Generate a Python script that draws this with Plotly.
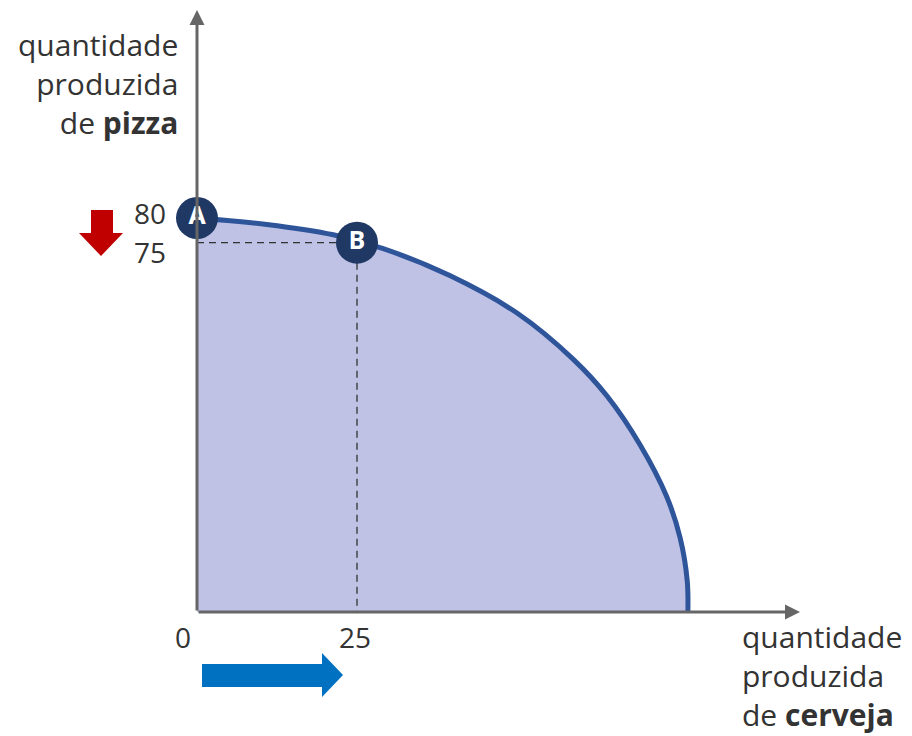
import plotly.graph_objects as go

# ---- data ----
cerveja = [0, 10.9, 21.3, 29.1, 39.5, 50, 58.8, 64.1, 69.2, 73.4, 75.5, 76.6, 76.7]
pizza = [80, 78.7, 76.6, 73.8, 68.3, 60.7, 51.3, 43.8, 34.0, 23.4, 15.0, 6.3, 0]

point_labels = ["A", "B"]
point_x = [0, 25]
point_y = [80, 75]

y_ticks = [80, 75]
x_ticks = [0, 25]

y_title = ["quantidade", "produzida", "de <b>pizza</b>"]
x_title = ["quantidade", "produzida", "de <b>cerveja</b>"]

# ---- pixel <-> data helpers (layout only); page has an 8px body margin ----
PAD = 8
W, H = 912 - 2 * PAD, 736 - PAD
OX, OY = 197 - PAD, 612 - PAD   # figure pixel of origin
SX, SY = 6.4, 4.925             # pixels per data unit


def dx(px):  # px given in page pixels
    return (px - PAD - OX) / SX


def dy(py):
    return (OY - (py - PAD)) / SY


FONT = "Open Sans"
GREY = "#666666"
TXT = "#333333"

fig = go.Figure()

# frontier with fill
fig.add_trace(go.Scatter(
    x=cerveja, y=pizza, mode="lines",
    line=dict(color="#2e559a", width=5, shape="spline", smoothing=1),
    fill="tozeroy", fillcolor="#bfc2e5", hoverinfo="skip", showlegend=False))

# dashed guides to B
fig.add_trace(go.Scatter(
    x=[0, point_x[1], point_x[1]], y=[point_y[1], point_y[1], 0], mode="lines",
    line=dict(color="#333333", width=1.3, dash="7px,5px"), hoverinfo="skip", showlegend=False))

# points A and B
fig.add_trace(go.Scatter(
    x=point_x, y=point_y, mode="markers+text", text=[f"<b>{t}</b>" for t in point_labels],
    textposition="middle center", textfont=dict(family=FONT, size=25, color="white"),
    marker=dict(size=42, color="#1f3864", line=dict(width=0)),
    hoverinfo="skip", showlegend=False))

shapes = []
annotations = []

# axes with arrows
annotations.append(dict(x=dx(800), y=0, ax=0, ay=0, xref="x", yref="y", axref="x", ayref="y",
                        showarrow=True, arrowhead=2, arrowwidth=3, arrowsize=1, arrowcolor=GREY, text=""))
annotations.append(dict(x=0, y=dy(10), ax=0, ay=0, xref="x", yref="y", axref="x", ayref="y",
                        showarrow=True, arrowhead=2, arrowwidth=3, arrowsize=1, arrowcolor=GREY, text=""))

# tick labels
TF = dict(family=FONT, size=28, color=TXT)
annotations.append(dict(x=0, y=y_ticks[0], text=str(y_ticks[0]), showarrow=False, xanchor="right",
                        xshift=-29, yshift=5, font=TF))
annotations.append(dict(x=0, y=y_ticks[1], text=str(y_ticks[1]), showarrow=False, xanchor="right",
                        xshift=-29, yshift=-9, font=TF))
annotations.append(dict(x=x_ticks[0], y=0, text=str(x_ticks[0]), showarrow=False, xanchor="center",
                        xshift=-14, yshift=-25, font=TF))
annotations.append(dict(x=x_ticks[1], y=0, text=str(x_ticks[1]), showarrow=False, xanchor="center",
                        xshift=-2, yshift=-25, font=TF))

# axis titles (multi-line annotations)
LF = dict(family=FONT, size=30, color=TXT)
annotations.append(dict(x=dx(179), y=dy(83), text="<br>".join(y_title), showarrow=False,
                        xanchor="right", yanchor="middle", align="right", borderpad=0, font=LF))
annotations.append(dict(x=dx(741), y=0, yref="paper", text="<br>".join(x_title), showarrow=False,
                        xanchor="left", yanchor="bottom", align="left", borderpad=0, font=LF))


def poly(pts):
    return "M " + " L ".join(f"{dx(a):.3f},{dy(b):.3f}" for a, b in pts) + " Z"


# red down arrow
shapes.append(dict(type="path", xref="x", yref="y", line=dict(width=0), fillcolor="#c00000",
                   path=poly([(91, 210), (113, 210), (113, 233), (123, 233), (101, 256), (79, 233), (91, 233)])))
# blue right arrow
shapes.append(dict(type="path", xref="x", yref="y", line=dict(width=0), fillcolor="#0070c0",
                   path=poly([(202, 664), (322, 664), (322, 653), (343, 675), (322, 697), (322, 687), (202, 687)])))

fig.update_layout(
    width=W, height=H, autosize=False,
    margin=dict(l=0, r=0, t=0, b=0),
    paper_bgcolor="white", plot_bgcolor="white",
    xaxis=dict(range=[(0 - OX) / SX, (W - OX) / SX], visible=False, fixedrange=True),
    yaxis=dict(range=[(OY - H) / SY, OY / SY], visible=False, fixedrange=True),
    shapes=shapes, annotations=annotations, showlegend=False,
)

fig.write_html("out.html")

* * *

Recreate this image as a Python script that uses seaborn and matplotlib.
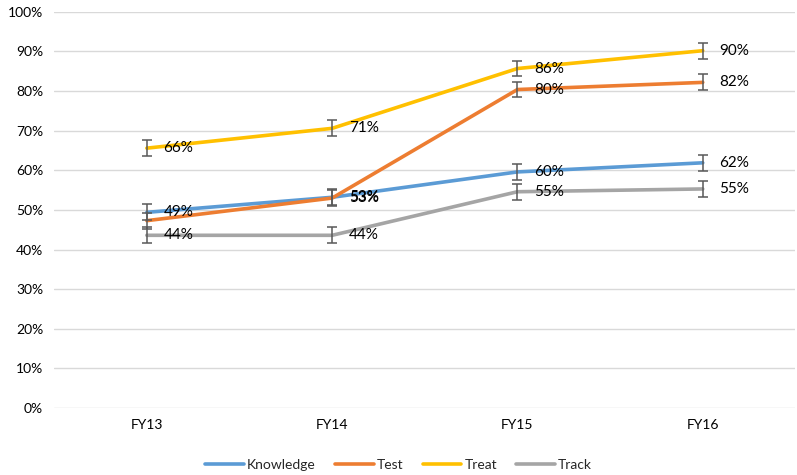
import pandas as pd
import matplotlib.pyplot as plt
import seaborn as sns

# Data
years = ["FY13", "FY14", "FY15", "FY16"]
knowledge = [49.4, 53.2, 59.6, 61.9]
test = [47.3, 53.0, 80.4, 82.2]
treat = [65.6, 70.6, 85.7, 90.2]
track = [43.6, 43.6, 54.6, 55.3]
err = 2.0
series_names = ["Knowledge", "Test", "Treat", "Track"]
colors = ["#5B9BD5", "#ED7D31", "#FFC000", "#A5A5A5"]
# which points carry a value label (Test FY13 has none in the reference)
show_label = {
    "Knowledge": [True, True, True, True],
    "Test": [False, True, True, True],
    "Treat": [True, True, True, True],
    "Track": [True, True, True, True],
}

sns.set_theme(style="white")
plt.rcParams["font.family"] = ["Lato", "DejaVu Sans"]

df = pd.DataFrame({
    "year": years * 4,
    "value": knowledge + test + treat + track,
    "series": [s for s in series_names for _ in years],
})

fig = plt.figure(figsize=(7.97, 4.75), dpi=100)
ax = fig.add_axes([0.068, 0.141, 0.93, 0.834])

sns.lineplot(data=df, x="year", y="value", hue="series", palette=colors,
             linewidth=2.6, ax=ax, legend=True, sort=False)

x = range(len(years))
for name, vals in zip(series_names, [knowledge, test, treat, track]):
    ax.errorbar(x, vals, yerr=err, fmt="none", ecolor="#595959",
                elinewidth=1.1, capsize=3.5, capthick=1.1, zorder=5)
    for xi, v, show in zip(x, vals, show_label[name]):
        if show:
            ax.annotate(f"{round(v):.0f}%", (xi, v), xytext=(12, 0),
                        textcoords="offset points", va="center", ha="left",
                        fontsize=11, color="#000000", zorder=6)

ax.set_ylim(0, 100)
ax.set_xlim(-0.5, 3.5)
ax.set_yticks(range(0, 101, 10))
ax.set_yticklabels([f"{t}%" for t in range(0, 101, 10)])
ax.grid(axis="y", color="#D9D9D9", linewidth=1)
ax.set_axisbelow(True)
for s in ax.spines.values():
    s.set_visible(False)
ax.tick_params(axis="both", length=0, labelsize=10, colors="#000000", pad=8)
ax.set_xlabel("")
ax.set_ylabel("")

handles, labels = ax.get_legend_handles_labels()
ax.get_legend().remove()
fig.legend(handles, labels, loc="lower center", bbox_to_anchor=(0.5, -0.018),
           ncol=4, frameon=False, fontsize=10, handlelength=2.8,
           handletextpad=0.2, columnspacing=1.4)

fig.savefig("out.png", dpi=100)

...

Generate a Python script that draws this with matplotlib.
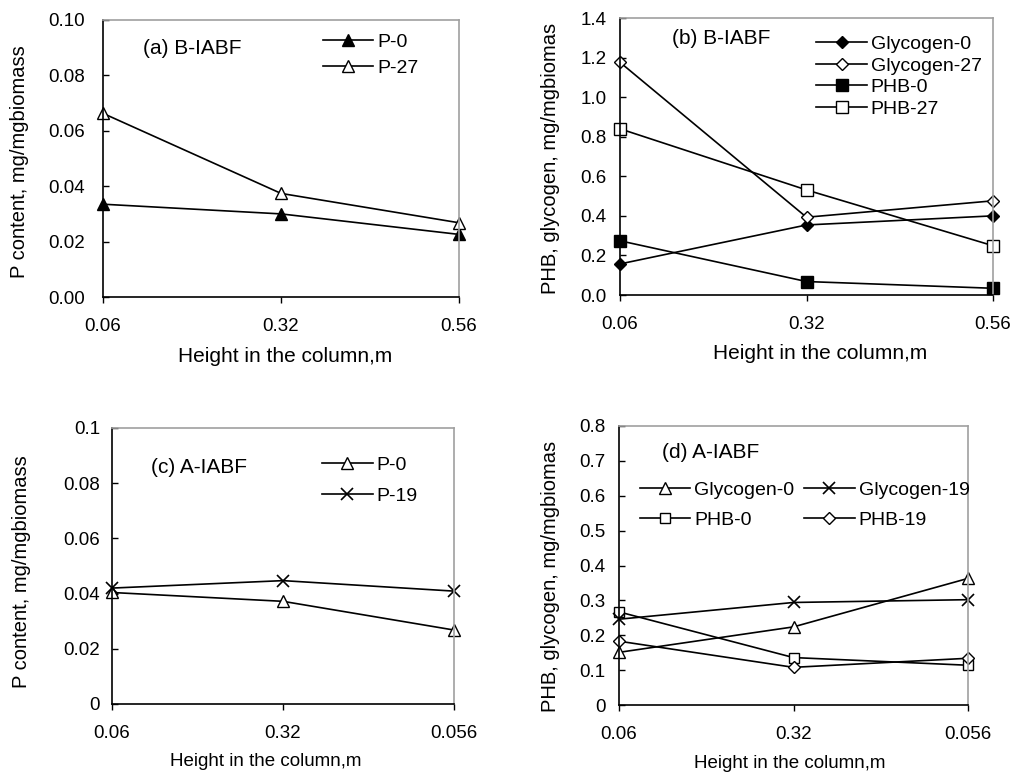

- Stated goal
Nothing but the lines from the one containing "Generate a Python script that draws this with Plotly." through the one containing "x_ticks = [0, 25]" should be echoed, each exactly as it stands; pictures are excluded.

- Result for this task
Generate a Python script that draws this with Plotly.
import plotly.graph_objects as go

# ---- data ----
cerveja = [0, 10.9, 21.3, 29.1, 39.5, 50, 58.8, 64.1, 69.2, 73.4, 75.5, 76.6, 76.7]
pizza = [80, 78.7, 76.6, 73.8, 68.3, 60.7, 51.3, 43.8, 34.0, 23.4, 15.0, 6.3, 0]

point_labels = ["A", "B"]
point_x = [0, 25]
point_y = [80, 75]

y_ticks = [80, 75]
x_ticks = [0, 25]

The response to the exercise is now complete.